Why this game actually matters tonight
This isn’t a midseason shrug — it’s a rematch with a hangover. Indiana walked into Los Angeles earlier in the month and left the Sparks staring at a 111-87 beatdown. The Fever are riding form (7-3 last 10) and an ELO advantage (1561 vs 1430) that suggests this isn’t a one-off. The Sparks are at home but sputtering: a 1-4 last five and a three-game losing streak that includes a 64-82 clunker against Seattle. That combination — revenge potential for the Fever and desperation from the Sparks — makes the line movement and market activity unusually spicy for a regular-season WNBA tilt.
Beyond storylines: the market is moving in two directions at once.

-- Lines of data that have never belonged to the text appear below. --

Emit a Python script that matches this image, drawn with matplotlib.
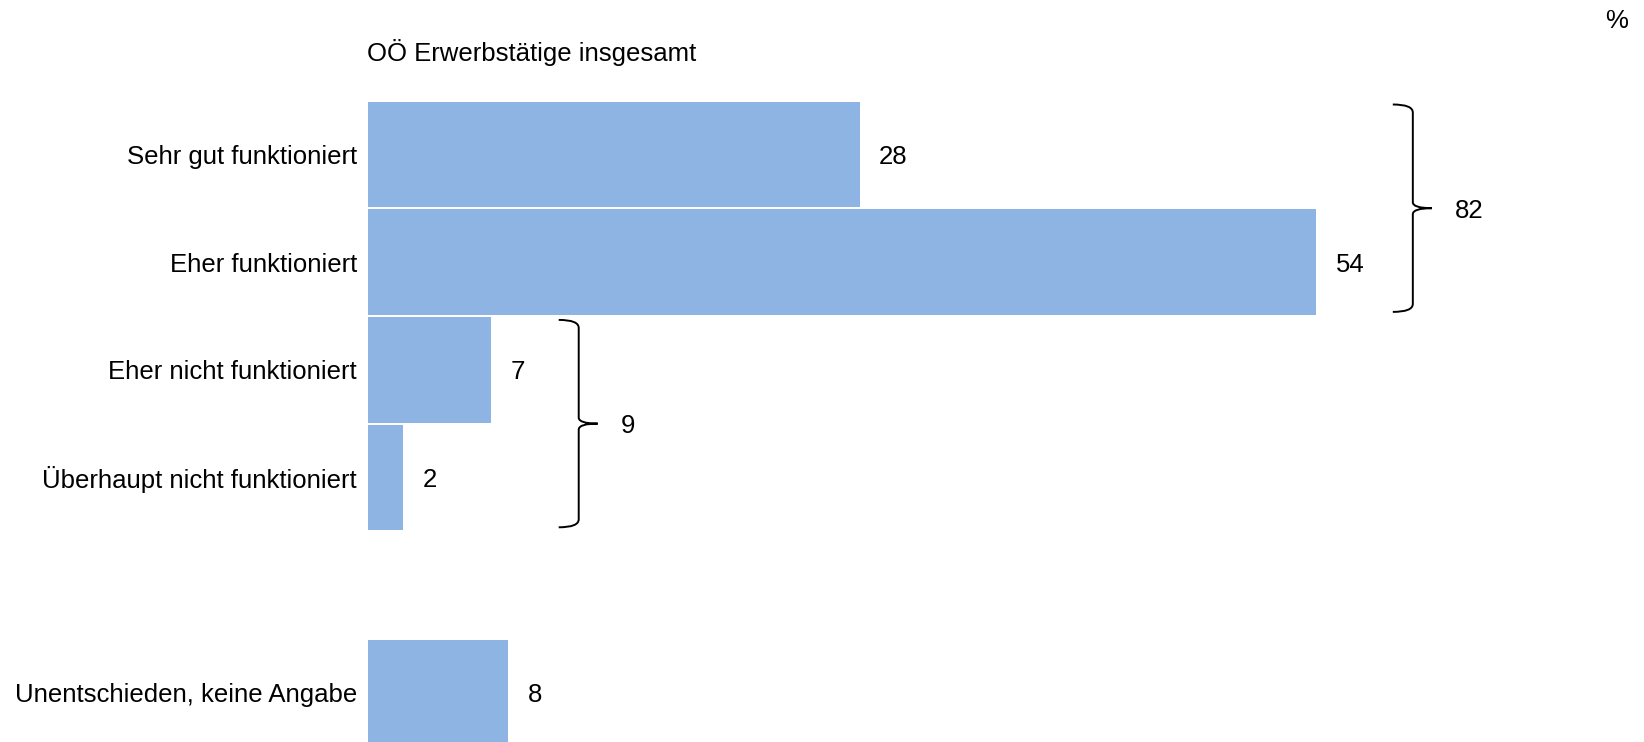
"""Horizontal bar chart: OÖ Erwerbstätige insgesamt, with group braces."""

import numpy as np
import matplotlib
matplotlib.use('Agg')
import matplotlib.pyplot as plt
from matplotlib.path import Path
from matplotlib.patches import PathPatch

CATEGORIES = [
    'Sehr gut funktioniert',
    'Eher funktioniert',
    'Eher nicht funktioniert',
    'Überhaupt nicht funktioniert',
    'Unentschieden, keine Angabe',
]
VALUES = [28, 54, 7, 2, 8]
SLOTS = [0, 1, 2, 3, 5]          # row index of each bar (row 4 left empty)
GROUPS = [[0, 1], [2, 3]]        # bars summarised by a brace
TITLE = 'OÖ Erwerbstätige insgesamt'
UNIT = '%'

BAR_COLOR = '#8EB4E3'
FONT = 18.5
BRACE_GAP = [5.5, 5.0]           # distance of brace from longest bar (in %)

plt.rcParams['font.family'] = ['Liberation Sans', 'DejaVu Sans']

W, H, DPI = 1644, 742, 100
X0_PX = 368            # pixel where the value axis starts
PX_PER_UNIT = 17.56    # horizontal pixels per percent
TOP_PX = 100.5         # pixel of first bar top
ROW_PX = 107.7         # pixels per row


def px_x(p):
    return p / PX_PER_UNIT


def px_y(p):
    return p / ROW_PX


def draw_brace(ax, x, top, bottom, label):
    mid = (top + bottom) / 2
    hook, tip = px_x(20), px_x(19)
    r_end, r_mid = px_y(8), px_y(6)
    verts = [
        (x - hook, top), (x, top), (x, top + r_end),
        (x, mid - r_mid), (x, mid), (x + tip, mid),
        (x - hook, bottom), (x, bottom), (x, bottom - r_end),
        (x, mid + r_mid), (x, mid), (x + tip, mid),
    ]
    codes = [Path.MOVETO, Path.CURVE3, Path.CURVE3,
             Path.LINETO, Path.CURVE3, Path.CURVE3] * 2
    ax.add_patch(PathPatch(Path(verts, codes), fill=False, lw=1.4,
                           edgecolor='black', clip_on=False,
                           capstyle='butt', joinstyle='round'))
    ax.text(x + tip + px_x(23), mid, label, fontsize=FONT,
            ha='left', va='center_baseline', clip_on=False)


fig = plt.figure(figsize=(W / DPI, H / DPI), dpi=DPI)
ax_top = 1 - TOP_PX / H
ax = fig.add_axes([X0_PX / W, 0, 1 - X0_PX / W, ax_top])

ax.barh(SLOTS, VALUES, height=1 - px_y(2.2), color=BAR_COLOR,
        edgecolor='none')

for s, v in zip(SLOTS, VALUES):
    ax.annotate(str(v), (v, s), xytext=(14, 0), textcoords='offset points',
                ha='left', va='center_baseline', fontsize=FONT)

for grp, gap in zip(GROUPS, BRACE_GAP):
    rows = [SLOTS[i] for i in grp]
    vmax = max(VALUES[i] for i in grp)
    total = sum(VALUES[i] for i in grp)
    draw_brace(ax,
               vmax + gap,
               min(rows) - 0.5 + px_y(4),
               max(rows) + 0.5 - px_y(4),
               str(total))

ax.set_xlim(0, (W - X0_PX) / PX_PER_UNIT)
ax.set_ylim(-0.5 + (H - TOP_PX) / ROW_PX, -0.5)
ax.set_yticks(SLOTS)
ax.set_yticklabels(CATEGORIES, fontsize=FONT, va='center_baseline')
ax.tick_params(axis='y', length=0, pad=8)
ax.set_xticks([])
for sp in ax.spines.values():
    sp.set_visible(False)

fig.text(367 / W, 1 - 50 / H, TITLE, fontsize=FONT, ha='left',
         va='center_baseline')
fig.text(1628 / W, 1 - 19 / H, UNIT, fontsize=FONT, ha='right',
         va='center_baseline')

fig.savefig('out.png', dpi=DPI)
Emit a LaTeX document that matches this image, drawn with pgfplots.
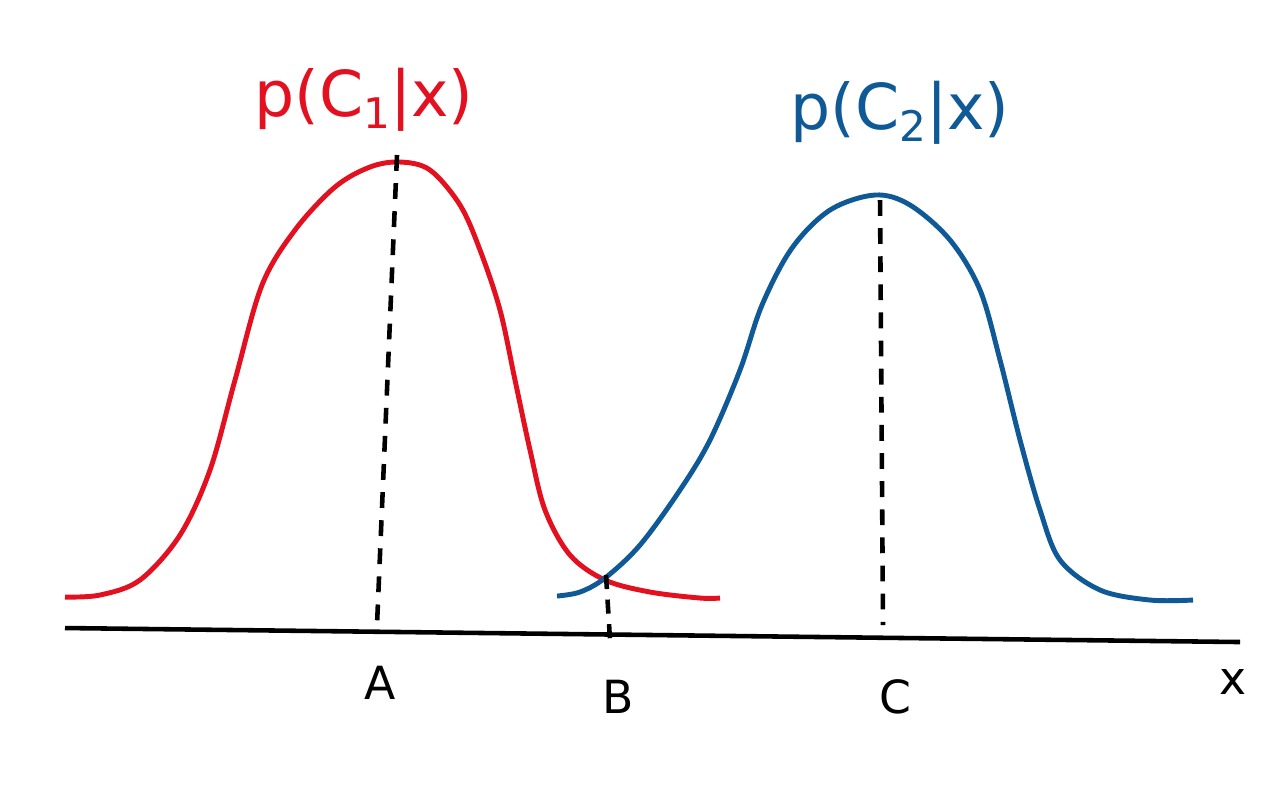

Money is leaning to Indiana on the spread and moneyline, while exchange-driven models and sharps are putting a hard number on the total well above the books' reported 185-ish median. When those two axes diverge, you want to know where the edges are — and that’s what we’ll dig into.
Matchup breakdown — who has the clear edges?
Start with the obvious: Indiana is the better team right now. Their ELO (1561) and recent form (7-3 last 10) back that up. They average 93.5 points per game while allowing 88.9 — a net positive that shows they can both score and defend efficiently. The Sparks are a negative net: 87.5 scored, 93.6 allowed. That gap matters in a league where possessions are limited and small margins swing spreads.
- Offense vs defense: Indiana’s offense is built to push pace and get to easy shots; the Fever scored 111 in the prior meeting. The Sparks’ defense has regressed, allowing 93.6 PPG over the season and collapsing in that earlier loss.
- Home/road splits: The Sparks have home-court, but their recent form at the Kia Forum includes a 1–3 patch across the last five. Indiana has shown it can win away (they beat Las Vegas on the road recently), so this isn’t a classic home-ice advantage.
- Depth & injuries: The injury cloud is real — Sparks tags list K. Plum and C. Brink as out for stretches, and the Fever reportedly list C. Clark out. Those lineups change matchups and usage rates; expect secondary scorers to see more touches.
- Tempo: This should be a faster game than the league average. Indiana pressures and pushes; LA turns the ball over too often when the pace picks up. Faster game = more possessions = why the over numbers are moving.